The same holds good for other items in the farmers calculations, whether he reckons as perfectly as a great industrialist or arrives at his decisions half unconsciously and by force of custom. He knows ordinarily, within certain limits, the prices of the things he must buy; he knows how much of his own labor he must expend (whether he values the latter according to purely economic principles, or whether he looks upon labor on his own land with quite different eyes from any other); he knows the method of cultivation all from long experience. From experience also all the people from whom he buys know the extent and intensity of his demand. Since the circular flow of the economic periods, this most striking of all economic rhythms, goes relatively fast, and since in every economic period essentially the same thing occurs, the mechanism of the exchange economy operates with great precision.

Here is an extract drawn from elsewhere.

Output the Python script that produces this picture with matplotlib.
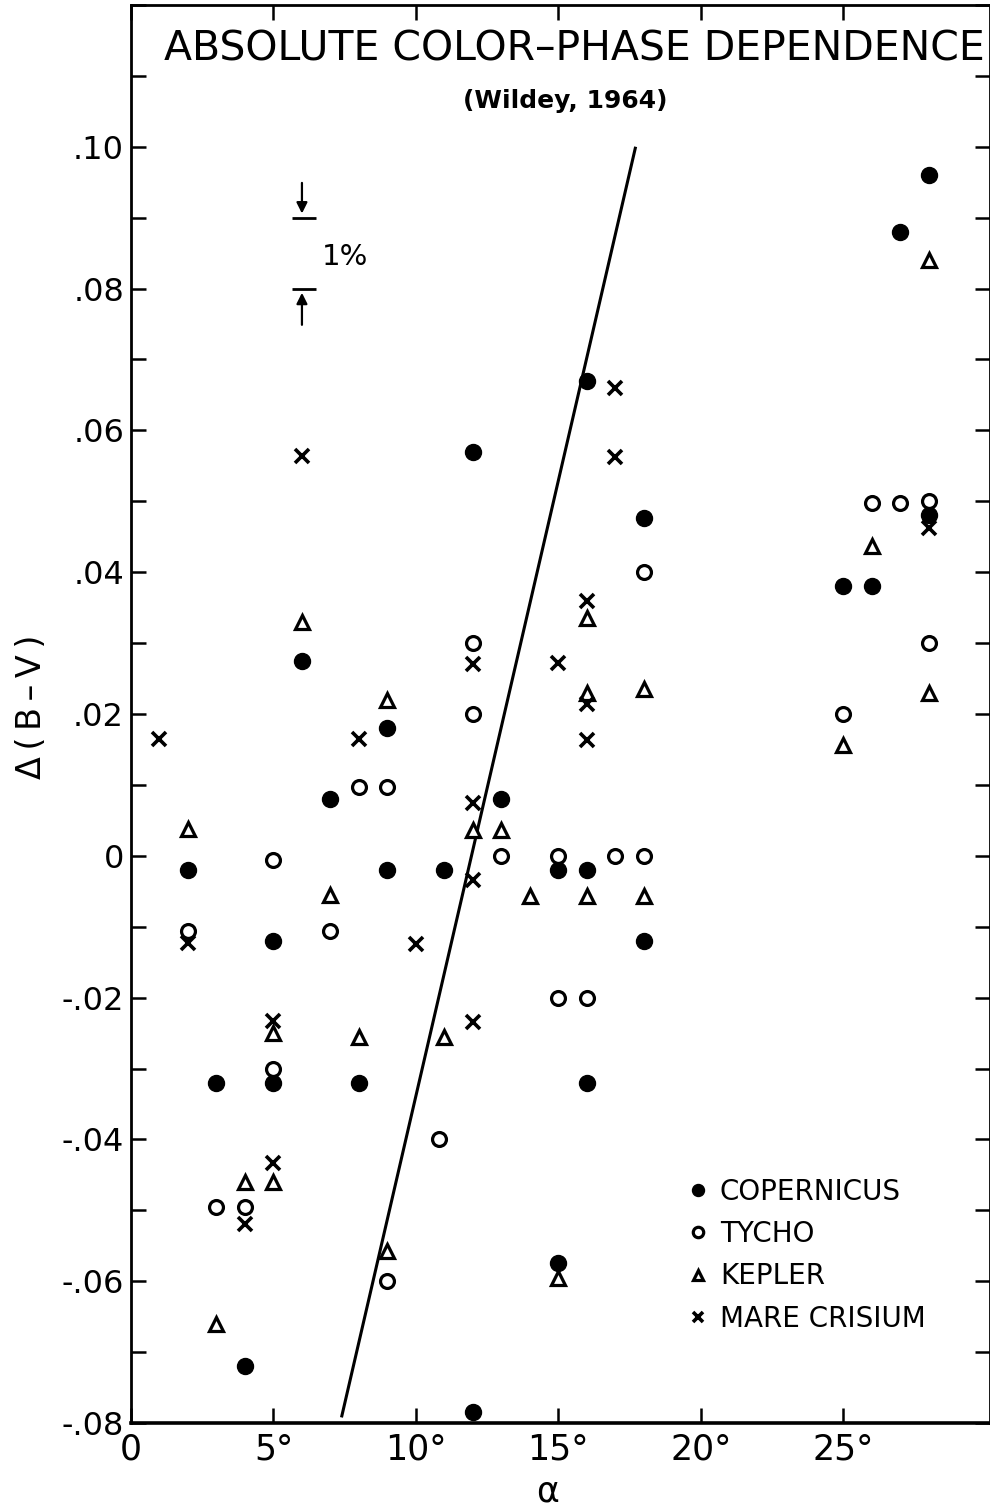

Past economic periods govern the activity of the individual in a case like ours not only because they have taught him sternly what he has to do, but also for another reason. During every period the farmer must live, either directly upon the physical product of the preceding period or upon what he can obtain with the proceeds of this product. All the preceding periods have, furthermore, entangled him in a net of social and economic connections which he cannot easily shake off. They have bequeathed him definite means and methods of production. All these hold him in iron fetters fast in his tracks. Here a force appears which is of considerable significance for us and which will soon engage us more closely. Yet at this juncture we shall only state that in the following analysis we shall always assume that everyone lives in each economic period on goods produced in the preceding period which is possible if production extends into the past, or if the produce of a factor of production flows continuously. This is merely a simplification of the exposition.